2.Draft an international code of conduct for Sovereign Wealth Funds (SWF) that will focus on transparency and maintaining purely commercial objectives of SWFs. (The IMF completed one such draft in October 2008). Although countries have rules to prevent foreign control of strategic assets, it is reasonable to be concerned about state-based investors especially when most of the trillions of dollars of funds are held by a small group of authoritarian countries – China, Saudi Arabia and Russia. Concentrated ownership by authoritarian governments is a strategic and economic concern to many, and merits a coordinated international response.

3.The Bank for International Settlements (BIS) that has been responsible for establishing international capital requirements for banks is preparing, together with the Financial Stability Forum, to make significant policy changes in the wake of the international credit freeze. A consensus has emerged that the so-called Basel II Accord that required banks to lower their reserves in good times but then increase them in bad times, is in fact the opposite of what is required for the capitalization of banks. Instead reserves must be built up in the good times so that there is a cushion that can be drawn upon during the bad times such as now.

4.Eventually we should consider international coordination with respect to a common approach for stabilizing and recapitalizing banks, and with respect to coordinated interest rate cuts.

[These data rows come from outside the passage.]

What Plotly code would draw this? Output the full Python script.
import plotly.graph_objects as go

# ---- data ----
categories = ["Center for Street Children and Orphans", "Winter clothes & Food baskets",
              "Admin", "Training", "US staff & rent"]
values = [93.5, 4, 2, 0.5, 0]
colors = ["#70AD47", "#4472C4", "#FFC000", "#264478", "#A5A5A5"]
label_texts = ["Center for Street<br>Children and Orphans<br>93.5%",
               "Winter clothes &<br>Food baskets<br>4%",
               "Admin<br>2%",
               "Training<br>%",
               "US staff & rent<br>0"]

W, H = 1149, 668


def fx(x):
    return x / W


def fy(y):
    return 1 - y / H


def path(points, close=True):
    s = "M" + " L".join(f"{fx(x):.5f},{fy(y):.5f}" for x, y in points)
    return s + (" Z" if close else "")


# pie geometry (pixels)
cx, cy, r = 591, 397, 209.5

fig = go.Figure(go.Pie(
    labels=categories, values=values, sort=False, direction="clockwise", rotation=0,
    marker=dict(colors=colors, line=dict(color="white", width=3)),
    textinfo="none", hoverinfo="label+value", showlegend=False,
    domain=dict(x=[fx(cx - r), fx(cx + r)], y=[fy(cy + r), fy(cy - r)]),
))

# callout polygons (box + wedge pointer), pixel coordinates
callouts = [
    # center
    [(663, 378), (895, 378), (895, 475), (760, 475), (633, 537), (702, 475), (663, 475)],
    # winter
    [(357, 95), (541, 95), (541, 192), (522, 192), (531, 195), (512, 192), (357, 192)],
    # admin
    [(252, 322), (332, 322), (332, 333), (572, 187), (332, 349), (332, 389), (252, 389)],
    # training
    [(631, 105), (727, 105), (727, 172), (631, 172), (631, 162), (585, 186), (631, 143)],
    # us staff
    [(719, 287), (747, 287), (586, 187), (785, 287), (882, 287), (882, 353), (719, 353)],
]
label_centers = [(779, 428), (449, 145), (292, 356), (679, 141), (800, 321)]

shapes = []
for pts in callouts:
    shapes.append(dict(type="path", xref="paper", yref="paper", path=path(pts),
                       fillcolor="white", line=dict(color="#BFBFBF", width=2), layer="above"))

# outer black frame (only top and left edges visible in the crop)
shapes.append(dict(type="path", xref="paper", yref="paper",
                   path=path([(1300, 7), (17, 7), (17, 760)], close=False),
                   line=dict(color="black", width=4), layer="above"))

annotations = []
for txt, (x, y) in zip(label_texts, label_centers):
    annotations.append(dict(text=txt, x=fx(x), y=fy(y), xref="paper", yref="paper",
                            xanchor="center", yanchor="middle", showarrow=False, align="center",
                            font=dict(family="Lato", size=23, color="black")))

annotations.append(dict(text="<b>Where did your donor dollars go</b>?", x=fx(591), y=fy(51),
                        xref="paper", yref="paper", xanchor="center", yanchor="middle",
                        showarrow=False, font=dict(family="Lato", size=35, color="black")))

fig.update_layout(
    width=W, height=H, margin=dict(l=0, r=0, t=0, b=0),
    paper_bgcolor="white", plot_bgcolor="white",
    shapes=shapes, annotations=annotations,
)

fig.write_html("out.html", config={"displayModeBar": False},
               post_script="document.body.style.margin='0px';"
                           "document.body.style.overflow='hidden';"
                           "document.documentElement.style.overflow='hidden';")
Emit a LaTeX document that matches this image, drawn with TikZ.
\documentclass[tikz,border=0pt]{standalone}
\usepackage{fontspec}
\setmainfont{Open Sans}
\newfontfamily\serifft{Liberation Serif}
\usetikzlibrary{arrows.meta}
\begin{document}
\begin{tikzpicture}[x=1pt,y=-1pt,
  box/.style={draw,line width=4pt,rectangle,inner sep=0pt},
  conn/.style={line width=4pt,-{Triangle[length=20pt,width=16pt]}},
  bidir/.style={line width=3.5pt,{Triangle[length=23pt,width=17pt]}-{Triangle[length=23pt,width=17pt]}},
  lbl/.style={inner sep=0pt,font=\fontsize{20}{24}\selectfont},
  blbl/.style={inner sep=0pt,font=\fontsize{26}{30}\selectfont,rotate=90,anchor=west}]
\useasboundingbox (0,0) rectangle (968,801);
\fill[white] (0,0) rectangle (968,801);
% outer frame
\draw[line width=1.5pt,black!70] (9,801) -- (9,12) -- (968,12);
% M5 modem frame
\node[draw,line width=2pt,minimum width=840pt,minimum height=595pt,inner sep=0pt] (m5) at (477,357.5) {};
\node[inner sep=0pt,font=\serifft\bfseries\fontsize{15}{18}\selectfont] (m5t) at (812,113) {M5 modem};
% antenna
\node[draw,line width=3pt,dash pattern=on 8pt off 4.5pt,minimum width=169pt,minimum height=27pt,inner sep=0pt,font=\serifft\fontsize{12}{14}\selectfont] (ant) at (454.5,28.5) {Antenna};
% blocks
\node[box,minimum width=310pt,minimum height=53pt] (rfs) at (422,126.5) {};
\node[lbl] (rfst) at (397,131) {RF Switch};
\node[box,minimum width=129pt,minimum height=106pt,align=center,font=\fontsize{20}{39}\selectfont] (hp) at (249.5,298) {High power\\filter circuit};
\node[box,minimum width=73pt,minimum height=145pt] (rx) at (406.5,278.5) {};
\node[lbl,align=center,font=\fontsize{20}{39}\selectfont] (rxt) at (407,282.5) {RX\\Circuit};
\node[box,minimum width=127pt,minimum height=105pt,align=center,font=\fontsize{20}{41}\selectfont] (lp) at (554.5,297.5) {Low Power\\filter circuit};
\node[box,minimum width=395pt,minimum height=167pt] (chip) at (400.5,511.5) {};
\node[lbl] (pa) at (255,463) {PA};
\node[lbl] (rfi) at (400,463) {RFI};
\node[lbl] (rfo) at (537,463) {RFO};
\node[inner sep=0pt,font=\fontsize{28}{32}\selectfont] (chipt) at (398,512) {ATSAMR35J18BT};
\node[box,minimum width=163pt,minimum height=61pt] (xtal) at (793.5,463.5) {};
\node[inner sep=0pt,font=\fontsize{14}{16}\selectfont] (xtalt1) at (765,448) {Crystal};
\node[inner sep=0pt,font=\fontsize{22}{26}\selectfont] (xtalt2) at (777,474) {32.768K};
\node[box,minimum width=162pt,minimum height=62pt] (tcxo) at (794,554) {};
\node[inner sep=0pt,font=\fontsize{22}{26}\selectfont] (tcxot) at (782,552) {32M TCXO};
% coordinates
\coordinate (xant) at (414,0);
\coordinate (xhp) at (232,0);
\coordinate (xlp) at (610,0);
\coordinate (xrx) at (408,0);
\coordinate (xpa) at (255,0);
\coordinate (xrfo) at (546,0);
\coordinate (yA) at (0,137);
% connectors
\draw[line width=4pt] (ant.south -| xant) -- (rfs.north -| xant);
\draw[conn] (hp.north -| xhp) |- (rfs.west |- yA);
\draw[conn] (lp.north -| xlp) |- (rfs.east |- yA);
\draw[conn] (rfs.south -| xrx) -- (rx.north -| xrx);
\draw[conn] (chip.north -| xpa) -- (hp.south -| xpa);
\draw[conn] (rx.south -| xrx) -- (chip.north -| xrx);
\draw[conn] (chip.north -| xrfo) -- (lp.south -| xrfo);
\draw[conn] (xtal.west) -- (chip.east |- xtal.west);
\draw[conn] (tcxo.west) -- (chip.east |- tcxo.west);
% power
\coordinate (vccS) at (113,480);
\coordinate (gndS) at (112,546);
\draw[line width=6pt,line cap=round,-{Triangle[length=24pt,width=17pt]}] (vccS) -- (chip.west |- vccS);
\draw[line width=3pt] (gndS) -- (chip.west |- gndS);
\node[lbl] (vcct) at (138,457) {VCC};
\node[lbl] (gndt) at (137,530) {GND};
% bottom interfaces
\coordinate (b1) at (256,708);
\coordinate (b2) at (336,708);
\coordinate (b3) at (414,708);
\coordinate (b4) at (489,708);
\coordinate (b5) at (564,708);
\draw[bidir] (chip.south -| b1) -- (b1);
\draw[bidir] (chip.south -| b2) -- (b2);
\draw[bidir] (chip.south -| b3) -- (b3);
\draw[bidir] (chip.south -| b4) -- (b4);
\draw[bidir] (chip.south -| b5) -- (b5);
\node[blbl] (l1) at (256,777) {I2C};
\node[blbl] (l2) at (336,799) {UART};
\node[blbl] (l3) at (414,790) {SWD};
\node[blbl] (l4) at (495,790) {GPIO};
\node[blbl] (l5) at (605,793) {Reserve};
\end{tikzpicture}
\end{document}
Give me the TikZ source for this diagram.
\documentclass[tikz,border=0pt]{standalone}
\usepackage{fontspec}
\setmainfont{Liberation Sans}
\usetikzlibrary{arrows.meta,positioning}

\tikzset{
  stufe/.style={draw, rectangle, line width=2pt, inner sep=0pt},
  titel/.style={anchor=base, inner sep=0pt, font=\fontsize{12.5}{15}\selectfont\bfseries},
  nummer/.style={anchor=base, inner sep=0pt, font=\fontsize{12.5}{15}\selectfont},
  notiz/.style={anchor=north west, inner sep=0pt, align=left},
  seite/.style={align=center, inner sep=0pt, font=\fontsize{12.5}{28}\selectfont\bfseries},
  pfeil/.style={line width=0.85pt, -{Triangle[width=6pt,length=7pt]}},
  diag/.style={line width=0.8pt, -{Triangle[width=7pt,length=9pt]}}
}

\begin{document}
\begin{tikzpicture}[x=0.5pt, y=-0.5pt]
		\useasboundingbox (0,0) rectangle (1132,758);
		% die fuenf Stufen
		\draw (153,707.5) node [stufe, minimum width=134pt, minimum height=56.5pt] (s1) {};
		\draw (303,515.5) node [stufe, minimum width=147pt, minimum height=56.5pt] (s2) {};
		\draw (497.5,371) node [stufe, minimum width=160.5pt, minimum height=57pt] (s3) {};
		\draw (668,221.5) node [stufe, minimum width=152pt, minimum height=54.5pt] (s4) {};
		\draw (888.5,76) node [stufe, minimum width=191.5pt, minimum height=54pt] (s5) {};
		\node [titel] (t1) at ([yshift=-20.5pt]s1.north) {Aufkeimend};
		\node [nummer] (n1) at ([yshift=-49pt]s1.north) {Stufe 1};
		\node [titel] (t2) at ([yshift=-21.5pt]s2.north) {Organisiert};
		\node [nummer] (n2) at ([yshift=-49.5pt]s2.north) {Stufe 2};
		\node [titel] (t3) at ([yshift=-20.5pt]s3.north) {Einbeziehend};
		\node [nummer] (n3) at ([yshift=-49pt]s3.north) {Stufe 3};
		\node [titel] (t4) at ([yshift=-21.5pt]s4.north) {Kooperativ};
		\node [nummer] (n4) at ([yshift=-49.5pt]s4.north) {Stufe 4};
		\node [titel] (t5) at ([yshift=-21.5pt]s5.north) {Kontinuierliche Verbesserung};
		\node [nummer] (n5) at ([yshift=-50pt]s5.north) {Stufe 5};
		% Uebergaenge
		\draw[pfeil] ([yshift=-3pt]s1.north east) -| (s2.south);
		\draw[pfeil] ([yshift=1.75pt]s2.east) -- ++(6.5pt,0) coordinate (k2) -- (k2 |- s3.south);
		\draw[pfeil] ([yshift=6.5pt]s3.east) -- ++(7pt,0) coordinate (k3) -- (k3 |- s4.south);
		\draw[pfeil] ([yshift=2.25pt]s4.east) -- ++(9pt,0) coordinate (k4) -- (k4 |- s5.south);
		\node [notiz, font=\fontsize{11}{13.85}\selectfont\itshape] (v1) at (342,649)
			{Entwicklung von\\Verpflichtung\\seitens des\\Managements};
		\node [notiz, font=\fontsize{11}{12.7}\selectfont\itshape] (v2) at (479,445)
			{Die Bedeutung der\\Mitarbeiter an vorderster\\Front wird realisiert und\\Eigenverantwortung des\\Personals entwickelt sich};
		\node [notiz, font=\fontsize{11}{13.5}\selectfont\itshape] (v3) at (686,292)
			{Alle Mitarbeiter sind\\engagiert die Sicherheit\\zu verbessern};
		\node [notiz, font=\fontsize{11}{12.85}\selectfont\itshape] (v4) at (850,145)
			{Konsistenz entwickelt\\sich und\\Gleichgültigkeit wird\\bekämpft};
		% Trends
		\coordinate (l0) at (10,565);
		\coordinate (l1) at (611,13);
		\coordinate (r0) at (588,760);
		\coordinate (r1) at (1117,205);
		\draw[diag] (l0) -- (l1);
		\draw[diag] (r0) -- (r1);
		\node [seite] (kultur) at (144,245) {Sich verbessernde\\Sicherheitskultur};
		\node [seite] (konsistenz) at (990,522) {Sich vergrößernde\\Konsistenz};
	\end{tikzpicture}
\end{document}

Almost every aspect of our daily lives has a global dimension. All the serious challenges we face whether the current economic crisis, climate change, dreadful poverty, wars, sicknesses, nuclear proliferation, terrorism, all require global cooperation and global solutions, but also decisive national leadership at home.

The longer we fail to act coherently and effectively, both nationally and internationally, the narrower our options and the greater the potential for catastrophe.

With so many of us active outside Canada and globally-connected, Canadians must demand a clear and respected Canadian voice on the world stage and in the global corridors of power. Canada and Canadians can and must play a leading role in the pursuit of greater peace and humanity, a narrowing of inequalities across developed and developing nations, and greater respect for our fragile ecosystems and planetary survival.

There should be no doubt that with clear global vision and decisive national leadership, Canadians are uniquely positioned to be in the front ranks of a world without borders.